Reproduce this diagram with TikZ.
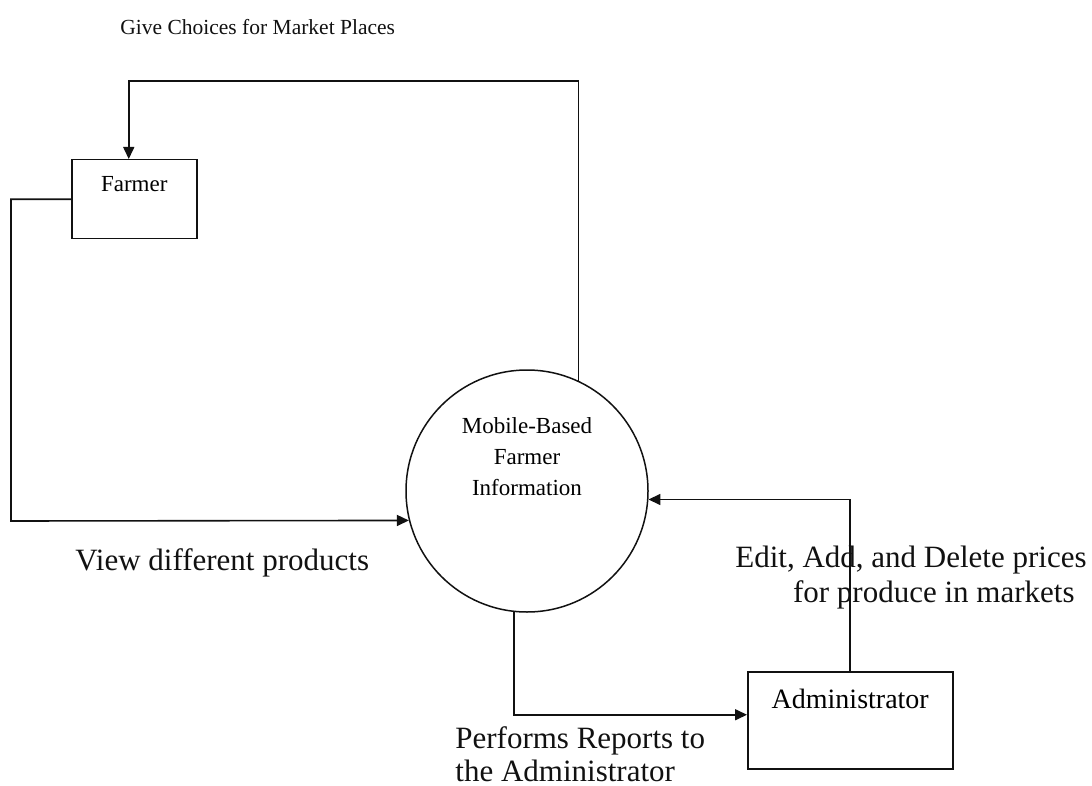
\documentclass[tikz,border=0pt]{standalone}
\usepackage{fontspec}
\setmainfont{Liberation Serif}
\usepackage{tikz}
\usetikzlibrary{arrows.meta,calc,positioning}
\definecolor{Ink}{HTML}{111111}

\begin{document}
\begin{tikzpicture}[x=0.5pt,y=-0.5pt,>={Triangle[length=6pt,width=5.5pt]},
  entity/.style={draw=Ink,line width=0.75pt,inner sep=0pt,anchor=north west},
  flow/.style={draw=Ink,line width=0.8pt,->},
  flowtext/.style={Ink,inner sep=0pt,font=\fontsize{15.5}{16.5}\selectfont}]
  \useasboundingbox (0,0) rectangle (1092,786);
  % external entities and the process bubble
  \node[entity,minimum width=62.5pt,text height=16pt,text depth=23.5pt,
        font=\fontsize{11.5}{13}\selectfont] (farmer) at (71,159) {Farmer};
  \node[entity,minimum width=102.5pt,text height=18.5pt,text depth=30pt,
        font=\fontsize{14}{16}\selectfont] (admin) at (747,671) {Administrator};
  \node[draw=Ink,line width=0.75pt,circle,minimum size=121pt,inner sep=0pt,
        label={[yshift=17pt,align=center,font=\fontsize{11.5}{15.5}\selectfont]center:Mobile-Based\\Farmer\\Information}]
        (proc) at (527,491) {};
  % bends of the long flows
  \coordinate (topturn) at (578,81);
  \coordinate (viewturn) at (11,521);
  \draw[flow] (proc.65) -- (proc.65 |- topturn) -| ([xshift=-2.75pt]farmer.north);
  \draw[flow] (farmer.west) -| (viewturn) -- (proc.194);
  \draw[flow] (proc.264) |- ([yshift=2.75pt]admin.west);
  \draw[flow] (admin.north) |- (proc.356);
  % flow labels
  \node[flowtext,font=\fontsize{10.75}{12}\selectfont,anchor=west] (choices) at (120,27) {Give Choices for Market Places};
  \node[flowtext,anchor=west] (view) at (75,563) {View different products};
  \node[flowtext,anchor=north east,align=right,font=\fontsize{15.5}{17.5}\selectfont] (edit) at (1087,546)
    {Edit, Add, and Delete prices\\for produce in markets\hspace*{6pt}};
  \node[flowtext,anchor=north west,align=left] (reports) at (455,726)
    {Performs Reports to\\the Administrator};
\end{tikzpicture}
\end{document}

Task directions:
Exclude every picture and copy the remaining data exactly.

Answer below:
Reproduce this diagram with TikZ.
\documentclass[tikz,border=0pt]{standalone}
\usepackage{fontspec}
\setmainfont{Liberation Serif}
\usepackage{tikz}
\usetikzlibrary{arrows.meta,calc,positioning}
\definecolor{Ink}{HTML}{111111}

\begin{document}
\begin{tikzpicture}[x=0.5pt,y=-0.5pt,>={Triangle[length=6pt,width=5.5pt]},
  entity/.style={draw=Ink,line width=0.75pt,inner sep=0pt,anchor=north west},
  flow/.style={draw=Ink,line width=0.8pt,->},
  flowtext/.style={Ink,inner sep=0pt,font=\fontsize{15.5}{16.5}\selectfont}]
  \useasboundingbox (0,0) rectangle (1092,786);
  % external entities and the process bubble
  \node[entity,minimum width=62.5pt,text height=16pt,text depth=23.5pt,
        font=\fontsize{11.5}{13}\selectfont] (farmer) at (71,159) {Farmer};
  \node[entity,minimum width=102.5pt,text height=18.5pt,text depth=30pt,
        font=\fontsize{14}{16}\selectfont] (admin) at (747,671) {Administrator};
  \node[draw=Ink,line width=0.75pt,circle,minimum size=121pt,inner sep=0pt,
        label={[yshift=17pt,align=center,font=\fontsize{11.5}{15.5}\selectfont]center:Mobile-Based\\Farmer\\Information}]
        (proc) at (527,491) {};
  % bends of the long flows
  \coordinate (topturn) at (578,81);
  \coordinate (viewturn) at (11,521);
  \draw[flow] (proc.65) -- (proc.65 |- topturn) -| ([xshift=-2.75pt]farmer.north);
  \draw[flow] (farmer.west) -| (viewturn) -- (proc.194);
  \draw[flow] (proc.264) |- ([yshift=2.75pt]admin.west);
  \draw[flow] (admin.north) |- (proc.356);
  % flow labels
  \node[flowtext,font=\fontsize{10.75}{12}\selectfont,anchor=west] (choices) at (120,27) {Give Choices for Market Places};
  \node[flowtext,anchor=west] (view) at (75,563) {View different products};
  \node[flowtext,anchor=north east,align=right,font=\fontsize{15.5}{17.5}\selectfont] (edit) at (1087,546)
    {Edit, Add, and Delete prices\\for produce in markets\hspace*{6pt}};
  \node[flowtext,anchor=north west,align=left] (reports) at (455,726)
    {Performs Reports to\\the Administrator};
\end{tikzpicture}
\end{document}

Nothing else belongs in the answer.